**Data:**
----

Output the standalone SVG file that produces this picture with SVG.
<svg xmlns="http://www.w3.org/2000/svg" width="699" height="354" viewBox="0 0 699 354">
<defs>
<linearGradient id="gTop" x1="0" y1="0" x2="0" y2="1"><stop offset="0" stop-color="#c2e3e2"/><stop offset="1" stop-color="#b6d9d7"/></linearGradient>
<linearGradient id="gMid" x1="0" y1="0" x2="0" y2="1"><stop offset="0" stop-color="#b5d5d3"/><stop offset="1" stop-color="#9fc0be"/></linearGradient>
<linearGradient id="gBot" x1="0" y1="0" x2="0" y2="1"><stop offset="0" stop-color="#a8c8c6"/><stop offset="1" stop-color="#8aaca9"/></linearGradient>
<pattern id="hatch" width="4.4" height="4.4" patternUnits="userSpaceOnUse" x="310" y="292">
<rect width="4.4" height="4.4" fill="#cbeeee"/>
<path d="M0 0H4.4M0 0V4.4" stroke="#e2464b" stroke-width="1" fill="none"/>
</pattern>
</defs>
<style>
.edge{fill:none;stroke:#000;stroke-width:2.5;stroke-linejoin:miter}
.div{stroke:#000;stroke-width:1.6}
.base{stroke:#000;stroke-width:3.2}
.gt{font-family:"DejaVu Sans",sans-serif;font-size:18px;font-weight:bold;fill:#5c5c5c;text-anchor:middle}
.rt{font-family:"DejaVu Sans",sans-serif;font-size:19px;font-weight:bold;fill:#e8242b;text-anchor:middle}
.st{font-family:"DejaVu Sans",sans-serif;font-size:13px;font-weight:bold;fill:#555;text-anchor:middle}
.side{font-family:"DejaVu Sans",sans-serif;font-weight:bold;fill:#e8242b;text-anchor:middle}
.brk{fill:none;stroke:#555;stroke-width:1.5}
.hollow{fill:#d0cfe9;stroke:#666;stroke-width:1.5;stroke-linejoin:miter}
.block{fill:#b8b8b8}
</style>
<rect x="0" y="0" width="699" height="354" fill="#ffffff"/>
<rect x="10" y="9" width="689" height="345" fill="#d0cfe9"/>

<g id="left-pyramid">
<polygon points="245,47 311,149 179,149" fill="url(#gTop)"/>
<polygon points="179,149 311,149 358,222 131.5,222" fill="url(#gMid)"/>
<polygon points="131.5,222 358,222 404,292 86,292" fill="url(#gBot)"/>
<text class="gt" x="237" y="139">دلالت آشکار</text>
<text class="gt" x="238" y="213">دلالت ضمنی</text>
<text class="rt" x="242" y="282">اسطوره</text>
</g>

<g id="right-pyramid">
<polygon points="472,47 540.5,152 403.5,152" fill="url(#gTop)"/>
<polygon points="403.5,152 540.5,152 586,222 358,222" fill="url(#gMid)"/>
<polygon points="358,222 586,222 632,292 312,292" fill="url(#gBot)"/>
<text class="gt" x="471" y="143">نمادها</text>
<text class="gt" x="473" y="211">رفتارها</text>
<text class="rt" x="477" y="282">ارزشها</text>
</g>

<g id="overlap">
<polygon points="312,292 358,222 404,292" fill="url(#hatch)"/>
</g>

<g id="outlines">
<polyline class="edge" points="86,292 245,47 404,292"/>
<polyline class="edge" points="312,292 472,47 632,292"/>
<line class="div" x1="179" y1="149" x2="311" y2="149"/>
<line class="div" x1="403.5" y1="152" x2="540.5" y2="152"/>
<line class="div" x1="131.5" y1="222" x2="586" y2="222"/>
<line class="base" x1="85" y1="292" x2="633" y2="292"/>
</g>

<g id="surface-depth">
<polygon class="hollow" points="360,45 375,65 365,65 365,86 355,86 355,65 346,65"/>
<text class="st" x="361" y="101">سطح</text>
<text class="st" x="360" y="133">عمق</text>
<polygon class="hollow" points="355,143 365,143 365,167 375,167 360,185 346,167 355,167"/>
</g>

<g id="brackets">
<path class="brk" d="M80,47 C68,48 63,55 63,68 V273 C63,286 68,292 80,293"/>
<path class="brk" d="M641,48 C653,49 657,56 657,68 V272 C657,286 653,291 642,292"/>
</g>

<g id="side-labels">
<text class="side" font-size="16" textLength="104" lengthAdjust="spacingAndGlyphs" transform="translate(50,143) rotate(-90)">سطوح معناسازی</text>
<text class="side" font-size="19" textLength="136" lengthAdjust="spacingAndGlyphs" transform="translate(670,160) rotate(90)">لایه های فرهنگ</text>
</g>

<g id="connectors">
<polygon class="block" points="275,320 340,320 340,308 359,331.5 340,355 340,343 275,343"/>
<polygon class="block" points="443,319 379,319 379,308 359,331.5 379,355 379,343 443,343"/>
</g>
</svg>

----

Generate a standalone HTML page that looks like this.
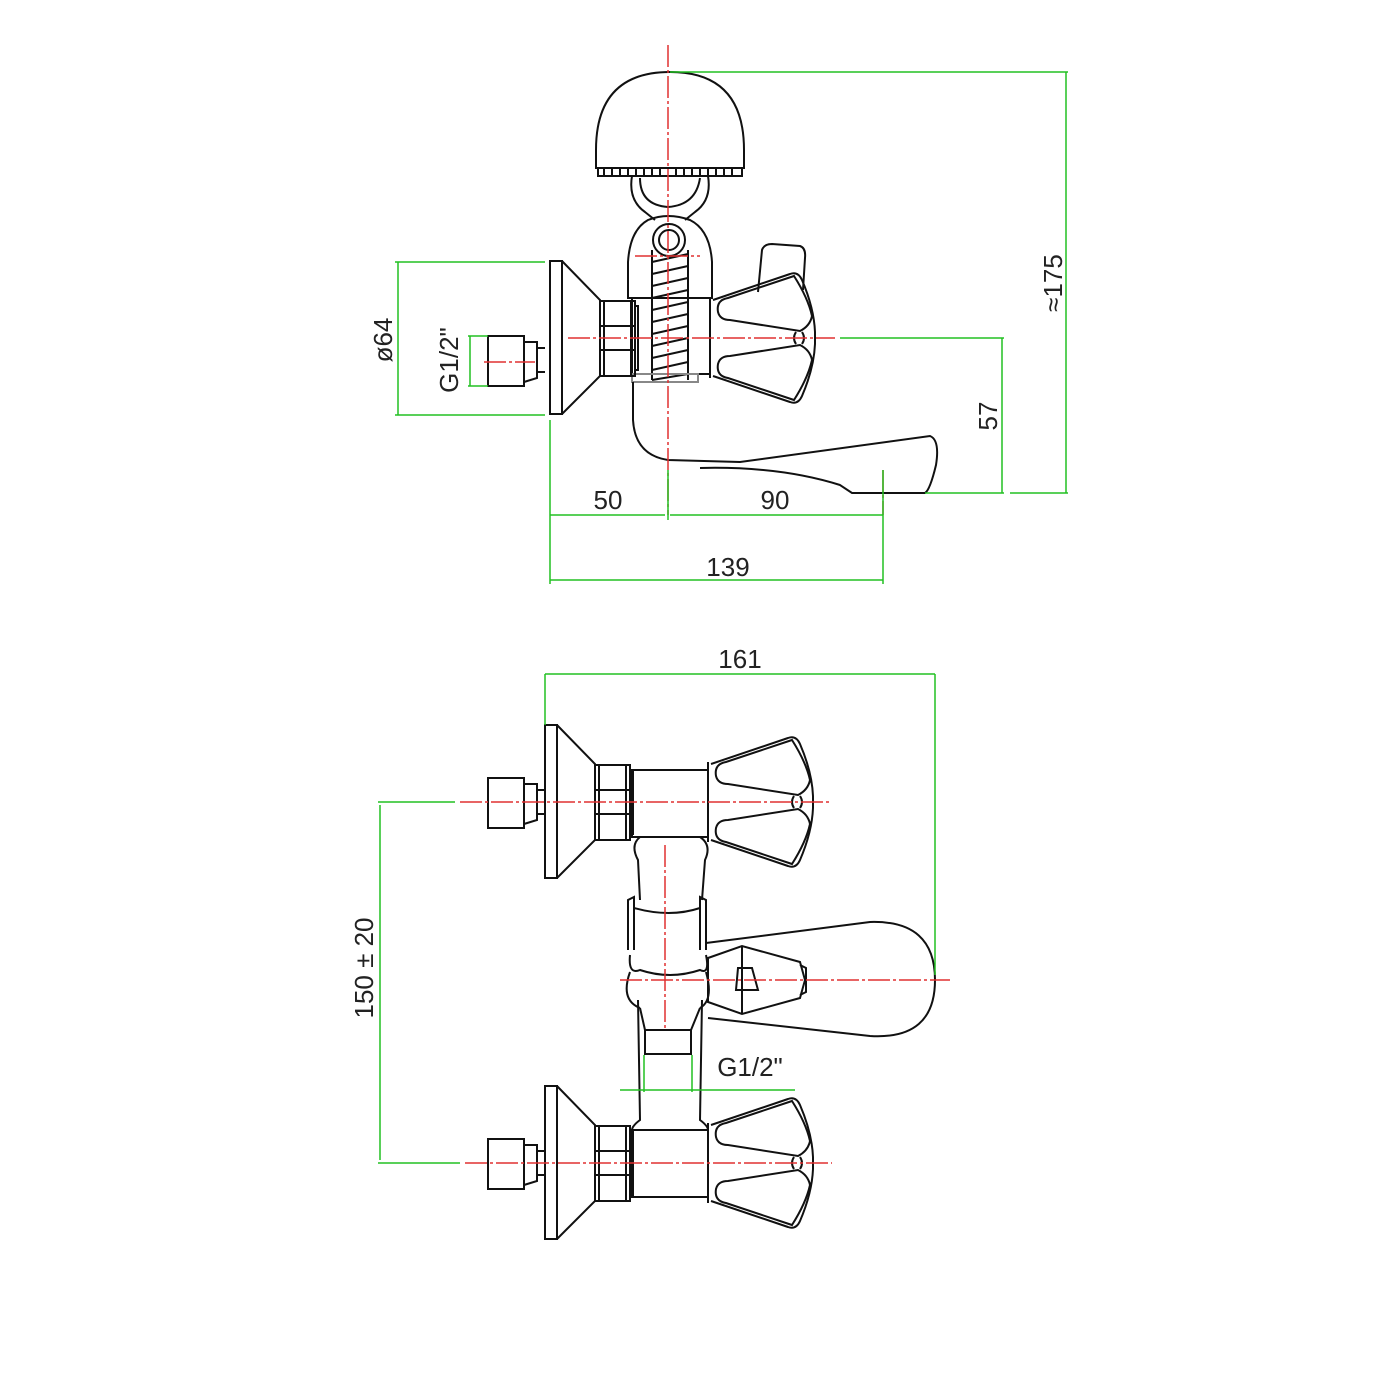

----

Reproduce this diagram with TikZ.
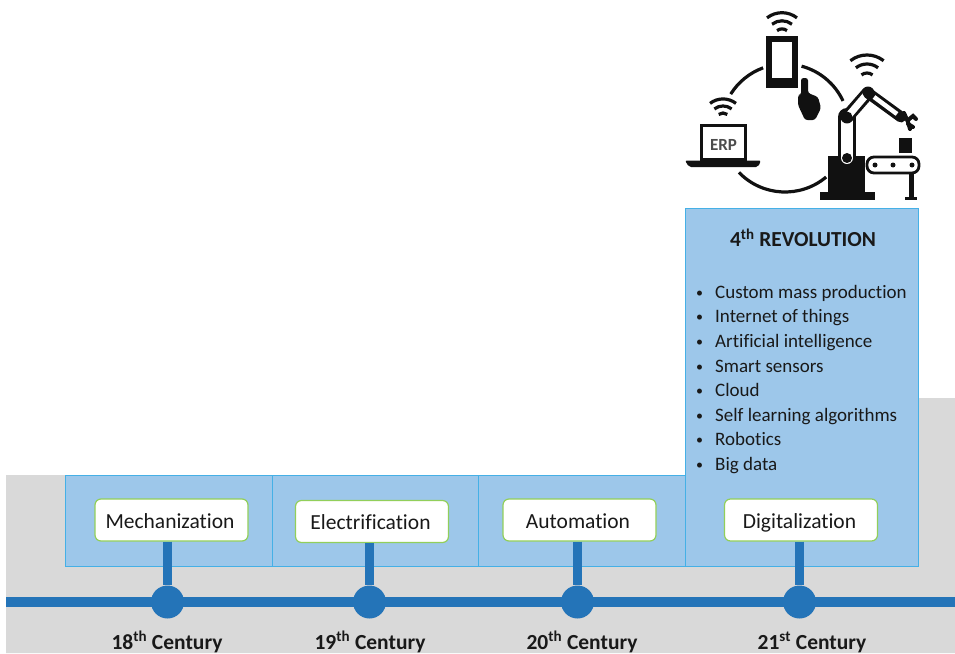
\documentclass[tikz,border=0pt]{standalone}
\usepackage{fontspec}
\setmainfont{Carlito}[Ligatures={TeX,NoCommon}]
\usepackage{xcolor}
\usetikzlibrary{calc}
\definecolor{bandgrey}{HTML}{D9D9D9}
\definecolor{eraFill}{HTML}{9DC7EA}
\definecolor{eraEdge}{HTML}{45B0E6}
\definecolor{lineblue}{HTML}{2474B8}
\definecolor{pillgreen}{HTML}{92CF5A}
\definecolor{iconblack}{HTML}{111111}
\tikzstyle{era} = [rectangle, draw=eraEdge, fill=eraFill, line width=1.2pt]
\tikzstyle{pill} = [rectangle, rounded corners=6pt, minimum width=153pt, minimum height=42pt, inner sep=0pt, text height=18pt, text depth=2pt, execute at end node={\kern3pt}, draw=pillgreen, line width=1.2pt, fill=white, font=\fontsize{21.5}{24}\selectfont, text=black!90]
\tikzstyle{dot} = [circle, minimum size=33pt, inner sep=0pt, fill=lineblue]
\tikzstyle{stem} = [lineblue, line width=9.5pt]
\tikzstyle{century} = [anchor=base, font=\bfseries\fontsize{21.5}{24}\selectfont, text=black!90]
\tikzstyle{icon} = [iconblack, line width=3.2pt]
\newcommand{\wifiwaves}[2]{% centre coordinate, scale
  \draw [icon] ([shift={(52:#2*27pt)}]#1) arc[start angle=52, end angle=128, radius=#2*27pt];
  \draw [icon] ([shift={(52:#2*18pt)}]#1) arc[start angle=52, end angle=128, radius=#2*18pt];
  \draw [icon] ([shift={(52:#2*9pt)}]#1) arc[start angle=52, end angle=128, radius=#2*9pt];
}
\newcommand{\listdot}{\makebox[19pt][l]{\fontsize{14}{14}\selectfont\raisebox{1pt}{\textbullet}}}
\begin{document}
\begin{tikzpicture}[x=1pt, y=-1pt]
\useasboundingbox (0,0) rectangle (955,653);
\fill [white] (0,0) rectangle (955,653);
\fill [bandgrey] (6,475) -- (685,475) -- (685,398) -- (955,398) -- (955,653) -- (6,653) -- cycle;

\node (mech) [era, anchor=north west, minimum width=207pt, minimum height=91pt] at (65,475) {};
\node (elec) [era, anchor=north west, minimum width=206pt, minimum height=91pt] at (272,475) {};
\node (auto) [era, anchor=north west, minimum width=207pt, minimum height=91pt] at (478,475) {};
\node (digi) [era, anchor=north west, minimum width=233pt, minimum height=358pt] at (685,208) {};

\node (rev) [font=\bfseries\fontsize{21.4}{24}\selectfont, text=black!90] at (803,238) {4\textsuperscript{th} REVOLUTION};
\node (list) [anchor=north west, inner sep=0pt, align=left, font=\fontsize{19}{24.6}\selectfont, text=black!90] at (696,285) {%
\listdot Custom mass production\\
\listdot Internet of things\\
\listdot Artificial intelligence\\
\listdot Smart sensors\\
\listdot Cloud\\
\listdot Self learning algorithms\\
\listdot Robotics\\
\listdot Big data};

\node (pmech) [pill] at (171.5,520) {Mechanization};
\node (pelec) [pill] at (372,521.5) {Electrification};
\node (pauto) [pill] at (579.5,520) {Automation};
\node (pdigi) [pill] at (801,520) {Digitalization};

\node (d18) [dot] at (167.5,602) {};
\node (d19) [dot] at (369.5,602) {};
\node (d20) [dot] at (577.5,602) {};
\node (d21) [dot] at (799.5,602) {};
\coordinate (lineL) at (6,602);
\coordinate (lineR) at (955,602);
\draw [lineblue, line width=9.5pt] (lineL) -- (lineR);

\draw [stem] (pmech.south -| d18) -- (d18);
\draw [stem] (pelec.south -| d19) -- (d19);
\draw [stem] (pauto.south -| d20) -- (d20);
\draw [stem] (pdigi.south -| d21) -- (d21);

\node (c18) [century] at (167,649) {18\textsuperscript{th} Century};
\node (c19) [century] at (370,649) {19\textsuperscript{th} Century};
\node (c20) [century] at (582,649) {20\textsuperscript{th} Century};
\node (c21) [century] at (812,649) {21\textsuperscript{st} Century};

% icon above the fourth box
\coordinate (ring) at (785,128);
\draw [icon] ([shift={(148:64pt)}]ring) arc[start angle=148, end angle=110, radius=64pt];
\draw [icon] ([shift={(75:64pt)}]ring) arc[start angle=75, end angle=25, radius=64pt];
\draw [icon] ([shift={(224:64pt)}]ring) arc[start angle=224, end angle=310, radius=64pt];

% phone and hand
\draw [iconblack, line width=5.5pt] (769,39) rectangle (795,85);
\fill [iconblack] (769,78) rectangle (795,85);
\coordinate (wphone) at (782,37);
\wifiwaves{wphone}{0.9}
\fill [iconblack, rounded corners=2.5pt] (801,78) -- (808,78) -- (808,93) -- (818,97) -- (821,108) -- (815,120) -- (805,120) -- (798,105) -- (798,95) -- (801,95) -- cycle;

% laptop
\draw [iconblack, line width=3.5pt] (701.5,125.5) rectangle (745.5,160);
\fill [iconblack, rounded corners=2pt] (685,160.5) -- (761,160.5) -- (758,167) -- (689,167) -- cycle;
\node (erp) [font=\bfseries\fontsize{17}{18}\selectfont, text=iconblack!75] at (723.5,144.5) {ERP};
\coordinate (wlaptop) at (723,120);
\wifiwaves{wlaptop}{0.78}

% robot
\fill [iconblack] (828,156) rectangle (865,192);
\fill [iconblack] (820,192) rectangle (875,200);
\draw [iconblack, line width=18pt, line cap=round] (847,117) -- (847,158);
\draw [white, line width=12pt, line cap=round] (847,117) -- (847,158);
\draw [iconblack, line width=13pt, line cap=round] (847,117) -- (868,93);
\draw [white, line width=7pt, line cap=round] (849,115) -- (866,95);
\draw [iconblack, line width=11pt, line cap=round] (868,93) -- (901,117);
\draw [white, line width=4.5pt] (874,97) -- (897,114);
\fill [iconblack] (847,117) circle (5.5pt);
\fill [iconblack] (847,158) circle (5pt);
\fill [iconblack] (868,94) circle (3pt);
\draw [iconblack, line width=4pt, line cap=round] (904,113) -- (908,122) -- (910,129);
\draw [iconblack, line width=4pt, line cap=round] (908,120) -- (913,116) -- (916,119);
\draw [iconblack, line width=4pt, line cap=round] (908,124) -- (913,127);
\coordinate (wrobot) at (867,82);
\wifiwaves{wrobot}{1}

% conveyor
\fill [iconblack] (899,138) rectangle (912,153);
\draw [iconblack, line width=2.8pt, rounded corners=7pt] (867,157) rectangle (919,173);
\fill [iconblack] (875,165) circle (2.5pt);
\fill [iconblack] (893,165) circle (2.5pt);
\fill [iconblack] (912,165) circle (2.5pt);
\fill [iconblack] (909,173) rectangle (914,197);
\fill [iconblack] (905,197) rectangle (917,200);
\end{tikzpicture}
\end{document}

----

**What to produce:** Search the preceding listing for "with" and extract every line where it is found.

**Output of the exercise:**
Output the standalone SVG file that produces this picture with SVG.
Reproduce this diagram with TikZ.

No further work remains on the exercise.